All of this is just a ploy to agitate and distract Dagon from a sneak attack by Nanami, but the content of the rant itself comes so out of left field that it feels like a direct call-out. For years, filmmakers have been talking about how frame interpolation on home theater set-ups can misrepresent films and television. Specifically within the anime fandom, upscaling anime clips to 4K in 60 FPS has been an inescapable trend for some time.

We at Game Rant even wrote about frame interpolation and anime last year, discussing its appeal, its conflict with authorial intent, and the way it ultimately hurts a given work. The short version is that because of the way animation as a medium works, and the importance of any given number of frames in a scene, interpolation can betray the intended flow of a given gut. This can happen in minor and major ways.

When watching this episode of Jujutsu Kaisen, it’s hard not to laugh at this unprovoked tangent that feels even more fitting within the TV anime adaptation. Naobito might be an arrogant, toxically traditional drunkard, but it would be a lie to say that in this instant - and only this instant - he was spitting facts. And all of that would just be a fun distraction were it not for his jujutsu technique that quite literally embodies the medium itself.

Projection Sorcery, Explained


Naobito's jujutsu technique allows him to divide a single second into 24 frames, mirroring the traditional framerate used in film, television, and animation. Each "frame" corresponds to a movement in a predetermined sequence, following a path within the caster's line of sight. Upon initiating this sequence, Naobito gains the ability to navigate at an apparently unnatural speed. However, the true ingenuity lies not just in movement; the technique can also be used offensively.

Due to the specific rules governing the technique, there's a potential for mistakes.
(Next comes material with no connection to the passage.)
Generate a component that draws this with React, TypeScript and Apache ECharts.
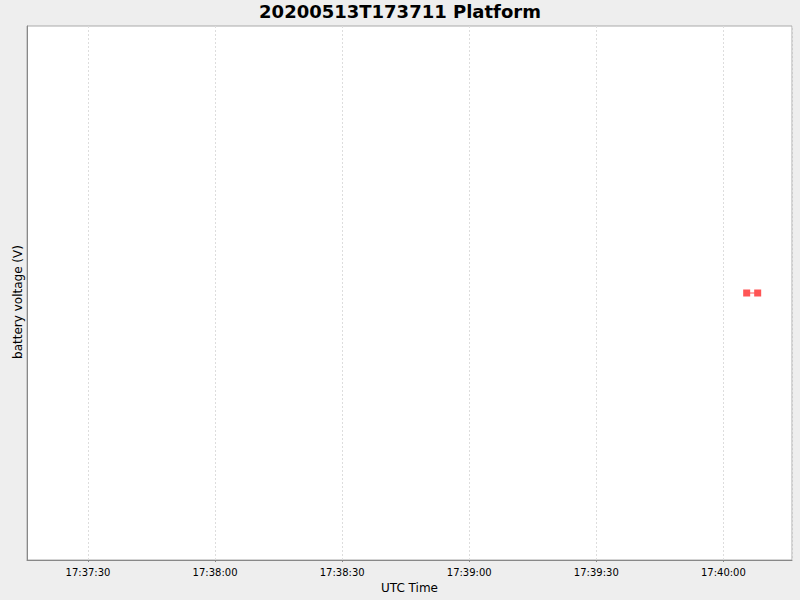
import * as echarts from 'echarts';
import { useEffect, useRef } from 'react';

const times = ['2020-05-13T17:40:05.5Z', '2020-05-13T17:40:08.1Z'];
const voltages = [12.6, 12.6];
const rangeStart = '2020-05-13T17:37:15.6Z';
const rangeEnd = '2020-05-13T17:40:16.2Z';

const pad = (n: number) => String(n).padStart(2, '0');

export default function App() {
  const chartRef = useRef<HTMLDivElement>(null);

  useEffect(() => {
    if (!chartRef.current) return;
    const chart = echarts.init(chartRef.current, null, { renderer: 'svg' });

    const option = {
      animation: false,
      backgroundColor: '#eeeeee',
      textStyle: { fontFamily: 'DejaVu Sans' },
      title: {
        text: '20200513T173711 Platform',
        left: 'center',
        top: -3,
        textStyle: { fontSize: 18, fontWeight: 'bold', color: '#000', fontFamily: 'DejaVu Sans' },
      },
      grid: {
        left: 27,
        right: 8,
        top: 26,
        bottom: 40,
        show: true,
        backgroundColor: '#ffffff',
        borderColor: '#aaaaaa',
        borderWidth: 1,
      },
      xAxis: {
        type: 'time',
        min: new Date(rangeStart).getTime(),
        max: new Date(rangeEnd).getTime(),
        splitNumber: 6,
        name: 'UTC Time',
        nameLocation: 'middle',
        nameGap: 22,
        nameTextStyle: { fontSize: 12, color: '#000' },
        axisLine: { show: true, lineStyle: { color: '#888888' } },
        axisTick: { show: true, length: 2, lineStyle: { color: '#888888' } },
        axisLabel: {
          fontSize: 10,
          color: '#000',
          margin: 7,
          showMinLabel: false,
          showMaxLabel: false,
          formatter: (v: number) => {
            const d = new Date(v);
            return `${pad(d.getUTCHours())}:${pad(d.getUTCMinutes())}:${pad(d.getUTCSeconds())}`;
          },
        },
        splitLine: { show: true, lineStyle: { color: '#dddddd', type: [2, 2] } },
      },
      yAxis: {
        type: 'value',
        min: 12.1,
        max: 13.1,
        name: 'battery voltage (V)',
        nameLocation: 'middle',
        nameGap: 3,
        nameTextStyle: { fontSize: 12, color: '#000', padding: [0, 18, 0, 0] },
        axisLine: { show: true, lineStyle: { color: '#888888' } },
        axisTick: { show: false },
        axisLabel: { show: false },
        splitLine: { show: false },
      },
      series: [
        {
          type: 'line',
          data: times.map((t, i) => [new Date(t).getTime(), voltages[i]]),
          symbol: 'rect',
          symbolSize: 7,
          showSymbol: true,
          lineStyle: { color: '#ff5555', width: 1 },
          itemStyle: { color: '#ff5555' },
        },
      ],
    };

    chart.setOption(option);
    return () => chart.dispose();
  }, []);

  return (
    <div style={{ position: 'absolute', left: 0, top: 0, width: 800, height: 600 }}>
      <div ref={chartRef} style={{ width: 800, height: 600 }} />
    </div>
  );
}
Naobito can impose these rules on anything or anyone he touches, effectively ensnaring others. If the target fails to "define their actions within 1/24th of a second," they become frozen in a flat, two-dimensional still frame. Liberation occurs when they are struck in that state, though they often reel from the impact.
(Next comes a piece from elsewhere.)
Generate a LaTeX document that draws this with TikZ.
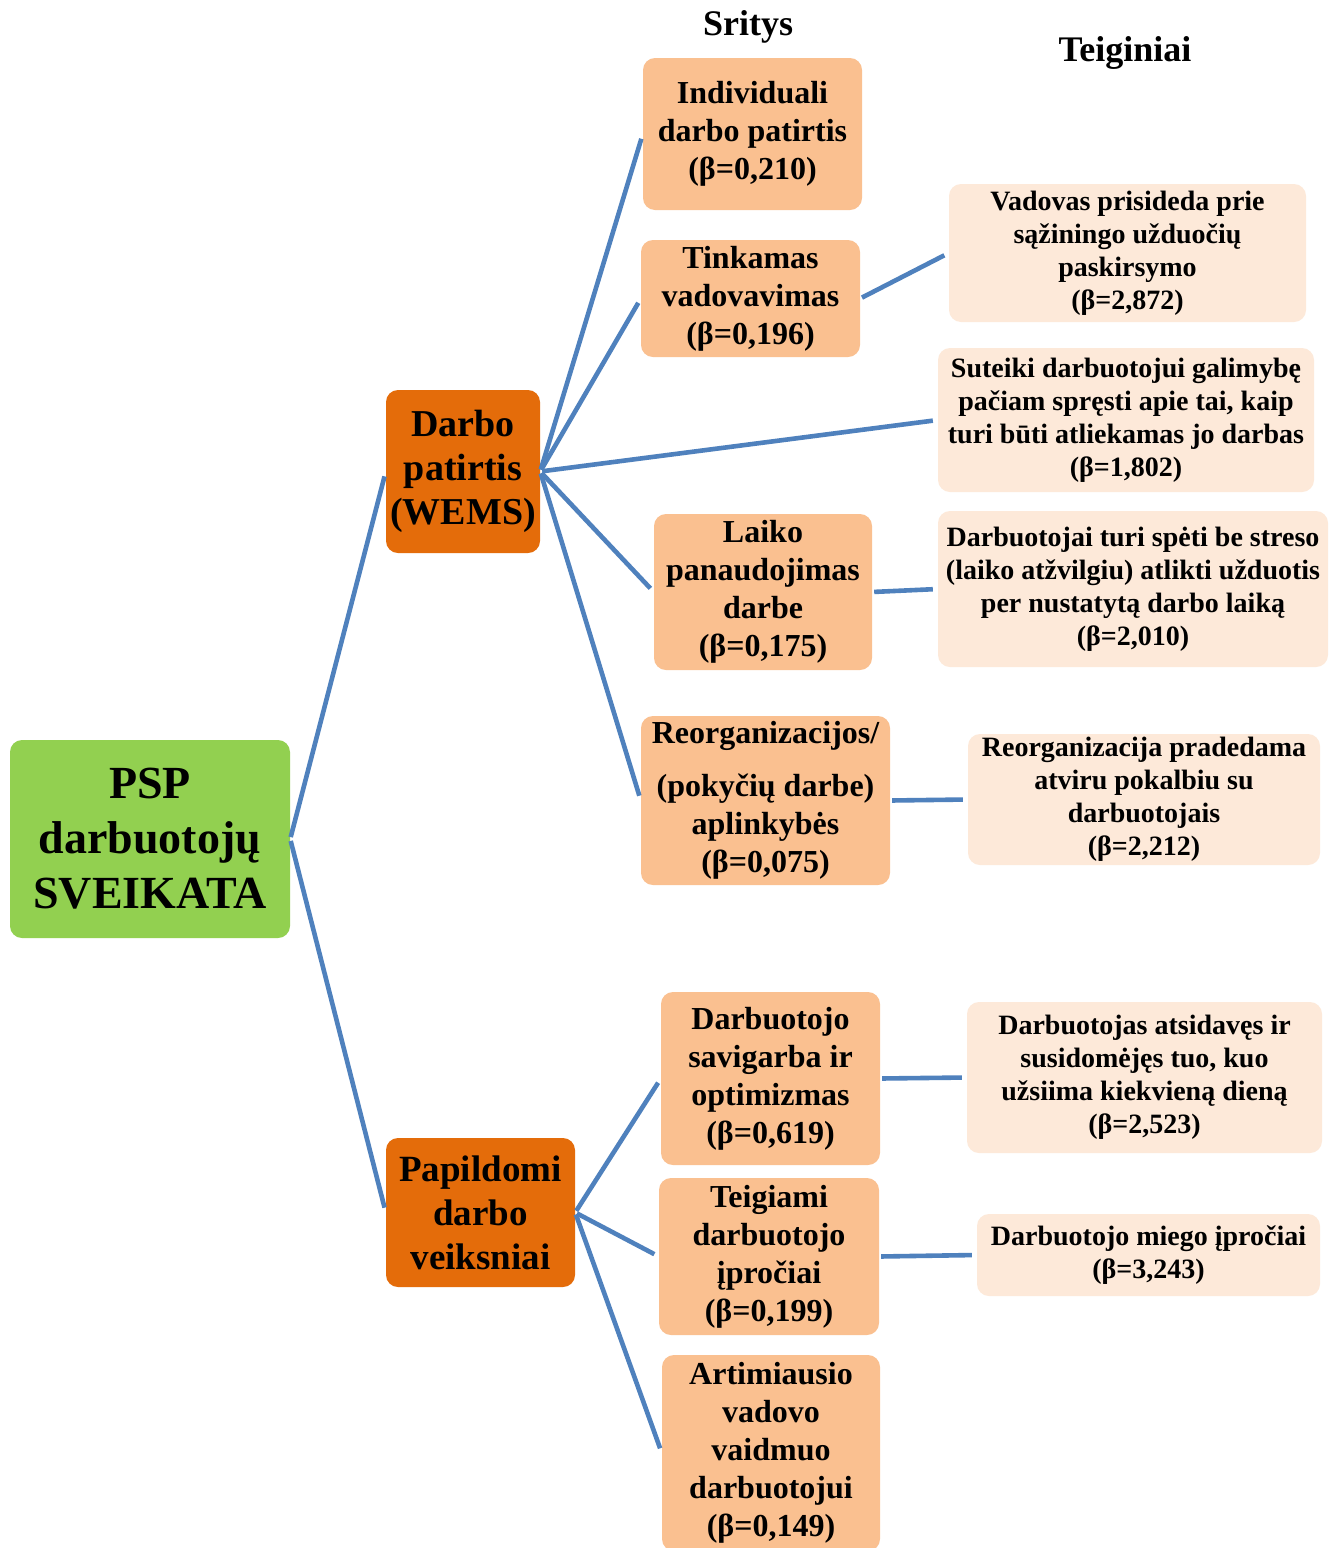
\documentclass[tikz,border=0pt]{standalone}
\usepackage{fontspec}
\setmainfont{Liberation Serif}
\definecolor{rootg}{HTML}{92D050}
\definecolor{lvlone}{HTML}{E46C0A}
\definecolor{lvltwo}{HTML}{FAC090}
\definecolor{lvlthree}{HTML}{FDE9D9}
\definecolor{conn}{HTML}{4F81BD}
\begin{document}
\begin{tikzpicture}[x=1pt,y=1pt,
  box/.style={rounded corners=12pt, inner sep=2pt, align=center},
  rootbox/.style={box, fill=rootg, font=\bfseries\fontsize{46}{55}\selectfont},
  mainbox/.style={box, fill=lvlone, font=\bfseries\fontsize{38}{44}\selectfont},
  areabox/.style={box, fill=lvltwo, font=\bfseries\fontsize{32}{38}\selectfont},
  claimbox/.style={box, fill=lvlthree, font=\bfseries\fontsize{28}{33}\selectfont},
  header/.style={font=\bfseries\fontsize{36}{40}\selectfont, inner sep=0pt},
  link/.style={draw=conn, line width=4.6pt, shorten <=2pt, shorten >=5pt}]
\useasboundingbox (0,0) rectangle (1337,-1548);
\fill[white] (0,0) rectangle (1337,-1548);

% headers
\node[header] (hsritys) at (748,-27) {Sritys};
\node[header] (hteig) at (1125,-53) {Teiginiai};

% root
\node[rootbox, minimum width=280pt, minimum height=198pt] (root) at (150,-839)
  {PSP\\darbuotojų\\SVEIKATA};

% level one
\node[mainbox, minimum width=154pt, minimum height=163pt] (darbo) at (463,-471.5)
  {Darbo\\patirtis\\(WEMS)};
\node[mainbox, minimum width=189pt, minimum height=149pt, font=\bfseries\fontsize{37}{44}\selectfont] (papil) at (480.5,-1212.5)
  {Papildomi\\darbo\\veiksniai};

% areas
\node[areabox, minimum width=219pt, minimum height=152pt] (ind) at (752.5,-134)
  {Individuali\\darbo patirtis\\(β=0,210)};
\node[areabox, minimum width=219pt, minimum height=117pt] (tink) at (750.5,-298.5)
  {Tinkamas\\vadovavimas\\(β=0,196)};
\node[areabox, minimum width=218pt, minimum height=156pt] (laiko) at (763,-592)
  {Laiko\\panaudojimas\\darbe\\(β=0,175)};
\node[areabox, minimum width=249pt, minimum height=169pt] (reorg) at (765.5,-800.5)
  {Reorganizacijos/\\[15pt](pokyčių darbe)\\aplinkybės\\(β=0,075)};
\node[areabox, minimum width=219pt, minimum height=173pt] (savig) at (770.5,-1078.5)
  {Darbuotojo\\savigarba ir\\optimizmas\\(β=0,619)};
\node[areabox, minimum width=220pt, minimum height=157pt] (teig) at (769,-1256.5)
  {Teigiami\\darbuotojo\\įpročiai\\(β=0,199)};
\node[areabox, minimum width=218pt, minimum height=196pt] (artim) at (771,-1453)
  {Artimiausio\\vadovo\\vaidmuo\\darbuotojui\\(β=0,149)};

% claims
\node[claimbox, minimum width=357pt, minimum height=138pt] (vad) at (1127.5,-253)
  {Vadovas prisideda prie\\sąžiningo užduočių\\paskirsymo\\(β=2,872)};
\node[claimbox, minimum width=376pt, minimum height=144pt] (sut) at (1126,-420)
  {Suteiki darbuotojui galimybę\\pačiam spręsti apie tai, kaip\\turi būti atliekamas jo darbas\\(β=1,802)};
\node[claimbox, minimum width=390pt, minimum height=156pt] (darbt) at (1133,-589)
  {Darbuotojai turi spėti be streso\\(laiko atžvilgiu) atlikti užduotis\\per nustatytą darbo laiką\\(β=2,010)};
\node[claimbox, minimum width=352pt, minimum height=131pt] (reorgt) at (1144,-799.5)
  {Reorganizacija pradedama\\atviru pokalbiu su\\darbuotojais\\(β=2,212)};
\node[claimbox, minimum width=355pt, minimum height=151pt] (atsid) at (1144.5,-1077.5)
  {Darbuotojas atsidavęs ir\\susidomėjęs tuo, kuo\\užsiima kiekvieną dieną\\(β=2,523)};
\node[claimbox, minimum width=343pt, minimum height=82pt] (miego) at (1148.5,-1255)
  {Darbuotojo miego įpročiai\\(β=3,243)};

% connectors
\draw[link] (root.east) -- (darbo.west);
\draw[link] (root.east) -- (papil.west);
\draw[link] (darbo.east) -- (ind.west);
\draw[link] (darbo.east) -- (tink.west);
\draw[link] (darbo.east) -- (sut.west);
\draw[link] (darbo.east) -- (laiko.west);
\draw[link] (darbo.east) -- (reorg.west);
\draw[link] (papil.east) -- (savig.west);
\draw[link] (papil.east) -- (teig.west);
\draw[link] (papil.east) -- (artim.west);
\draw[link] (tink.east) -- (vad.west);
\draw[link] (laiko.east) -- (darbt.west);
\draw[link] (reorg.east) -- (reorgt.west);
\draw[link] (savig.east) -- (atsid.west);
\draw[link] (teig.east) -- (miego.west);
\end{tikzpicture}
\end{document}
The inherent risks contribute to the technique's cleverness and excitement. Depending on factors the caster might overlook before initiating movement, the technique can backfire. Any actions within a sequence that defy physics or trajectory result in consequences for both the caster and the target. Essentially, if the animated execution would appear awkward, unnatural, or choppy, the technique fails.

Beyond the inherent risks, the appeal of this ability lies in its fourth-wall-breaking nature, turning the animation process into a formidable weapon. While Jujutsu Kaisen introduces various powers, Naobito's ability stands out, earning a nod of appreciation. The utilization of behind-the-scenes sketches and run cycles to illustrate the ability, coupled with mock director's notes emphasizing the associated risks, adds a tongue-in-cheek element.

Crafting truly distinctive powers in a prominent shōnen anime proves challenging, as part of the genre's allure is anticipating novel abilities. Not only must the power be original, but it must also be convincingly effective and cool. Jujutsu Kaisen accomplishes this feat, presenting a high-risk yet potent combat technique, and topping it off with a meta-commentary on frame interpolation that resonates with every cinephile's soul.

Jujutsu Kaisen is avilable to stream on Prime Video.